- **What you will do**
Transcribe the records that follow. Keep every word exactly, and drop the pictures.

- **Figure scripts**
━━━━━━━━━━
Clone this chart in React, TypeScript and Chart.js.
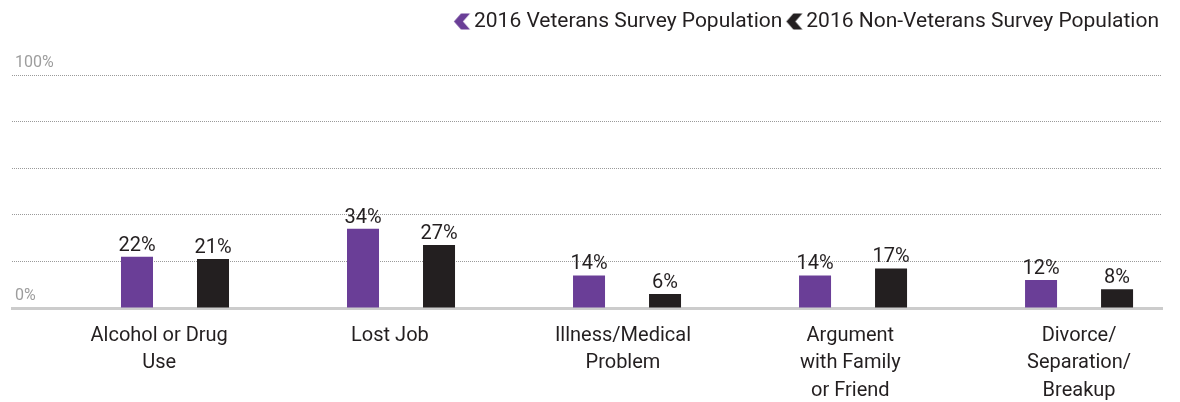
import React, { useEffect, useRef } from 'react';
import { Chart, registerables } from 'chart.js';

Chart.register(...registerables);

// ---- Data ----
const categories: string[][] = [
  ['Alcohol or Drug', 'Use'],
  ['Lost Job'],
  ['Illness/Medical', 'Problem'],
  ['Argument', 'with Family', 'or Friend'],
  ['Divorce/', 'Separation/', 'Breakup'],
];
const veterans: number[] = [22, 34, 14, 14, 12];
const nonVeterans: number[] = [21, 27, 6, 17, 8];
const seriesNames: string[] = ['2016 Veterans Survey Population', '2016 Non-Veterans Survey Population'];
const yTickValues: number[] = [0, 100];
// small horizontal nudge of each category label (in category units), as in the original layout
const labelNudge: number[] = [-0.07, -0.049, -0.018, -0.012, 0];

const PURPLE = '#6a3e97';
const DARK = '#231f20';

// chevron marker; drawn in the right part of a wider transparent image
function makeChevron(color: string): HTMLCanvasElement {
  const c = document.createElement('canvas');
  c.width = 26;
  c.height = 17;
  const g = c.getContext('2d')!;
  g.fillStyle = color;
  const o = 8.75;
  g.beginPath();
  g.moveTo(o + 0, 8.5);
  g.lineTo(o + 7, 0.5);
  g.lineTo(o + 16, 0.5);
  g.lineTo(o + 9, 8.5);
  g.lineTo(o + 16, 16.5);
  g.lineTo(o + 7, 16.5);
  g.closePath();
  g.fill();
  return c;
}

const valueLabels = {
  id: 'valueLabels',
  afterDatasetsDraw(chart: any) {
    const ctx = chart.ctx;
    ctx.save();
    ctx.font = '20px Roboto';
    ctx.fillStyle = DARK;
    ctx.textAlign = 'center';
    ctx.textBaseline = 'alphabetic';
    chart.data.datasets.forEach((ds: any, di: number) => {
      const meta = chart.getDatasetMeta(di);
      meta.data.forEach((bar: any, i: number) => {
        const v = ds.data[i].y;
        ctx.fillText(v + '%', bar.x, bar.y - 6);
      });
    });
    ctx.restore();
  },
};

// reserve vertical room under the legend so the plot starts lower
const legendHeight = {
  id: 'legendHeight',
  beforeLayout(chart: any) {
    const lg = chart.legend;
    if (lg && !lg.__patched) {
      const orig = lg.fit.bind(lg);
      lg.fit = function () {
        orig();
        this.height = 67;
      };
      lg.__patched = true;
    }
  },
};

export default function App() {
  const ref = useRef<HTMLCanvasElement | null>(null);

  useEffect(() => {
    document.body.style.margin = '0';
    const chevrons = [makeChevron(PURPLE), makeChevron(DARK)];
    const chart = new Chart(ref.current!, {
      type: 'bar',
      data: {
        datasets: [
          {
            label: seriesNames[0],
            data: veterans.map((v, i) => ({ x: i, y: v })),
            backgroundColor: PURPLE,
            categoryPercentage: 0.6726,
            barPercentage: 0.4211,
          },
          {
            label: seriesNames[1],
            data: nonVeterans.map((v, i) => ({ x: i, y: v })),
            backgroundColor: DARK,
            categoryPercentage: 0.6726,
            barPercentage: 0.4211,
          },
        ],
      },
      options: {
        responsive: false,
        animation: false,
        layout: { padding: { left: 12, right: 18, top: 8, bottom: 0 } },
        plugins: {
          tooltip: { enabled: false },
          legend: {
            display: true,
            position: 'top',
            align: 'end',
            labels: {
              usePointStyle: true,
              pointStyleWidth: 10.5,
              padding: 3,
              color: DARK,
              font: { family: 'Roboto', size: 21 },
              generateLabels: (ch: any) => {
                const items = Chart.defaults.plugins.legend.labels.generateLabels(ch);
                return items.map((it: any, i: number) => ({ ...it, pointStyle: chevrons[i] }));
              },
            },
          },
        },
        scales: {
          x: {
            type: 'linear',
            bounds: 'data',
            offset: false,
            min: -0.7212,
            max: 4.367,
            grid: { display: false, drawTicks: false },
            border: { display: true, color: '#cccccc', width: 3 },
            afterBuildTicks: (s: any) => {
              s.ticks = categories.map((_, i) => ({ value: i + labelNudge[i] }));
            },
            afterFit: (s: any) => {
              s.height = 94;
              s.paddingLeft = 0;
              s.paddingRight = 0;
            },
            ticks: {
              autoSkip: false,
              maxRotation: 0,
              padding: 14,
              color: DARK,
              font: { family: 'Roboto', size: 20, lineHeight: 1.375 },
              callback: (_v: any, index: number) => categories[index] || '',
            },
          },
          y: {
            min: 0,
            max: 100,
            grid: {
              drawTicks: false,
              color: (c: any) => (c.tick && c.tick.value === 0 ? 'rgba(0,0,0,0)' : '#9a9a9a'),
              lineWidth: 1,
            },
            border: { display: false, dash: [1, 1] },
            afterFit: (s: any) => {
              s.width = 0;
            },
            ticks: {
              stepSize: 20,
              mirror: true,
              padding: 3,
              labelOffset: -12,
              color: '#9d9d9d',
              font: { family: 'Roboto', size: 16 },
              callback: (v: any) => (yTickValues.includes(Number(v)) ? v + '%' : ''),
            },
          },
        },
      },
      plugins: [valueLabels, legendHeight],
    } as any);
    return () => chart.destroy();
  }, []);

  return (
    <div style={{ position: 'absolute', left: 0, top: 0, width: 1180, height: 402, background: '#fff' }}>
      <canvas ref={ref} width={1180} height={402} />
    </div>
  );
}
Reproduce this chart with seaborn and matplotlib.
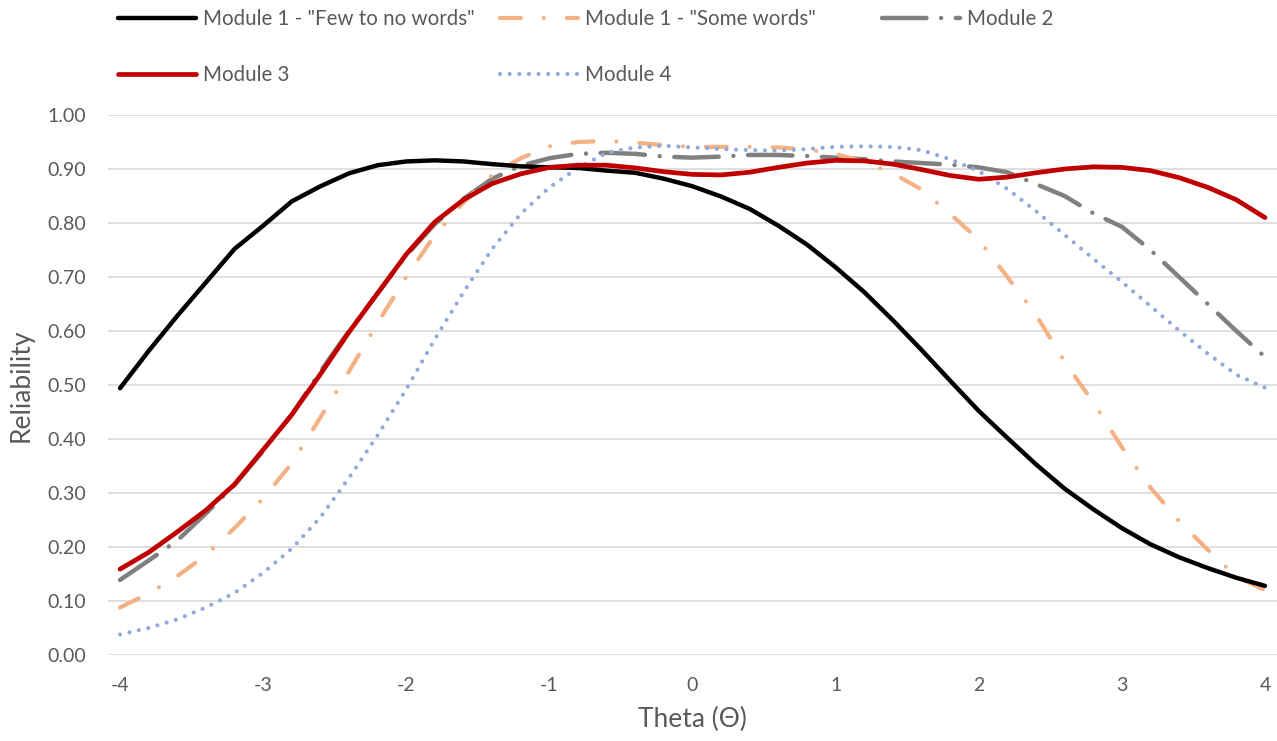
━━━━━━━━━━
- **Expected answer**
Clone this chart in React, TypeScript and Chart.js.
import React, { useEffect, useRef } from 'react';
import { Chart, registerables } from 'chart.js';

Chart.register(...registerables);

// ---- Data ----
const categories: string[][] = [
  ['Alcohol or Drug', 'Use'],
  ['Lost Job'],
  ['Illness/Medical', 'Problem'],
  ['Argument', 'with Family', 'or Friend'],
  ['Divorce/', 'Separation/', 'Breakup'],
];
const veterans: number[] = [22, 34, 14, 14, 12];
const nonVeterans: number[] = [21, 27, 6, 17, 8];
const seriesNames: string[] = ['2016 Veterans Survey Population', '2016 Non-Veterans Survey Population'];
const yTickValues: number[] = [0, 100];
// small horizontal nudge of each category label (in category units), as in the original layout
const labelNudge: number[] = [-0.07, -0.049, -0.018, -0.012, 0];

const PURPLE = '#6a3e97';
const DARK = '#231f20';

// chevron marker; drawn in the right part of a wider transparent image
function makeChevron(color: string): HTMLCanvasElement {
  const c = document.createElement('canvas');
  c.width = 26;
  c.height = 17;
  const g = c.getContext('2d')!;
  g.fillStyle = color;
  const o = 8.75;
  g.beginPath();
  g.moveTo(o + 0, 8.5);
  g.lineTo(o + 7, 0.5);
  g.lineTo(o + 16, 0.5);
  g.lineTo(o + 9, 8.5);
  g.lineTo(o + 16, 16.5);
  g.lineTo(o + 7, 16.5);
  g.closePath();
  g.fill();
  return c;
}

const valueLabels = {
  id: 'valueLabels',
  afterDatasetsDraw(chart: any) {
    const ctx = chart.ctx;
    ctx.save();
    ctx.font = '20px Roboto';
    ctx.fillStyle = DARK;
    ctx.textAlign = 'center';
    ctx.textBaseline = 'alphabetic';
    chart.data.datasets.forEach((ds: any, di: number) => {
      const meta = chart.getDatasetMeta(di);
      meta.data.forEach((bar: any, i: number) => {
        const v = ds.data[i].y;
        ctx.fillText(v + '%', bar.x, bar.y - 6);
      });
    });
    ctx.restore();
  },
};

// reserve vertical room under the legend so the plot starts lower
const legendHeight = {
  id: 'legendHeight',
  beforeLayout(chart: any) {
    const lg = chart.legend;
    if (lg && !lg.__patched) {
      const orig = lg.fit.bind(lg);
      lg.fit = function () {
        orig();
        this.height = 67;
      };
      lg.__patched = true;
    }
  },
};

export default function App() {
  const ref = useRef<HTMLCanvasElement | null>(null);

  useEffect(() => {
    document.body.style.margin = '0';
    const chevrons = [makeChevron(PURPLE), makeChevron(DARK)];
    const chart = new Chart(ref.current!, {
      type: 'bar',
      data: {
        datasets: [
          {
            label: seriesNames[0],
            data: veterans.map((v, i) => ({ x: i, y: v })),
            backgroundColor: PURPLE,
            categoryPercentage: 0.6726,
            barPercentage: 0.4211,
          },
          {
            label: seriesNames[1],
            data: nonVeterans.map((v, i) => ({ x: i, y: v })),
            backgroundColor: DARK,
            categoryPercentage: 0.6726,
            barPercentage: 0.4211,
          },
        ],
      },
      options: {
        responsive: false,
        animation: false,
        layout: { padding: { left: 12, right: 18, top: 8, bottom: 0 } },
        plugins: {
          tooltip: { enabled: false },
          legend: {
            display: true,
            position: 'top',
            align: 'end',
            labels: {
              usePointStyle: true,
              pointStyleWidth: 10.5,
              padding: 3,
              color: DARK,
              font: { family: 'Roboto', size: 21 },
              generateLabels: (ch: any) => {
                const items = Chart.defaults.plugins.legend.labels.generateLabels(ch);
                return items.map((it: any, i: number) => ({ ...it, pointStyle: chevrons[i] }));
              },
            },
          },
        },
        scales: {
          x: {
            type: 'linear',
            bounds: 'data',
            offset: false,
            min: -0.7212,
            max: 4.367,
            grid: { display: false, drawTicks: false },
            border: { display: true, color: '#cccccc', width: 3 },
            afterBuildTicks: (s: any) => {
              s.ticks = categories.map((_, i) => ({ value: i + labelNudge[i] }));
            },
            afterFit: (s: any) => {
              s.height = 94;
              s.paddingLeft = 0;
              s.paddingRight = 0;
            },
            ticks: {
              autoSkip: false,
              maxRotation: 0,
              padding: 14,
              color: DARK,
              font: { family: 'Roboto', size: 20, lineHeight: 1.375 },
              callback: (_v: any, index: number) => categories[index] || '',
            },
          },
          y: {
            min: 0,
            max: 100,
            grid: {
              drawTicks: false,
              color: (c: any) => (c.tick && c.tick.value === 0 ? 'rgba(0,0,0,0)' : '#9a9a9a'),
              lineWidth: 1,
            },
            border: { display: false, dash: [1, 1] },
            afterFit: (s: any) => {
              s.width = 0;
            },
            ticks: {
              stepSize: 20,
              mirror: true,
              padding: 3,
              labelOffset: -12,
              color: '#9d9d9d',
              font: { family: 'Roboto', size: 16 },
              callback: (v: any) => (yTickValues.includes(Number(v)) ? v + '%' : ''),
            },
          },
        },
      },
      plugins: [valueLabels, legendHeight],
    } as any);
    return () => chart.destroy();
  }, []);

  return (
    <div style={{ position: 'absolute', left: 0, top: 0, width: 1180, height: 402, background: '#fff' }}>
      <canvas ref={ref} width={1180} height={402} />
    </div>
  );
}
Reproduce this chart with seaborn and matplotlib.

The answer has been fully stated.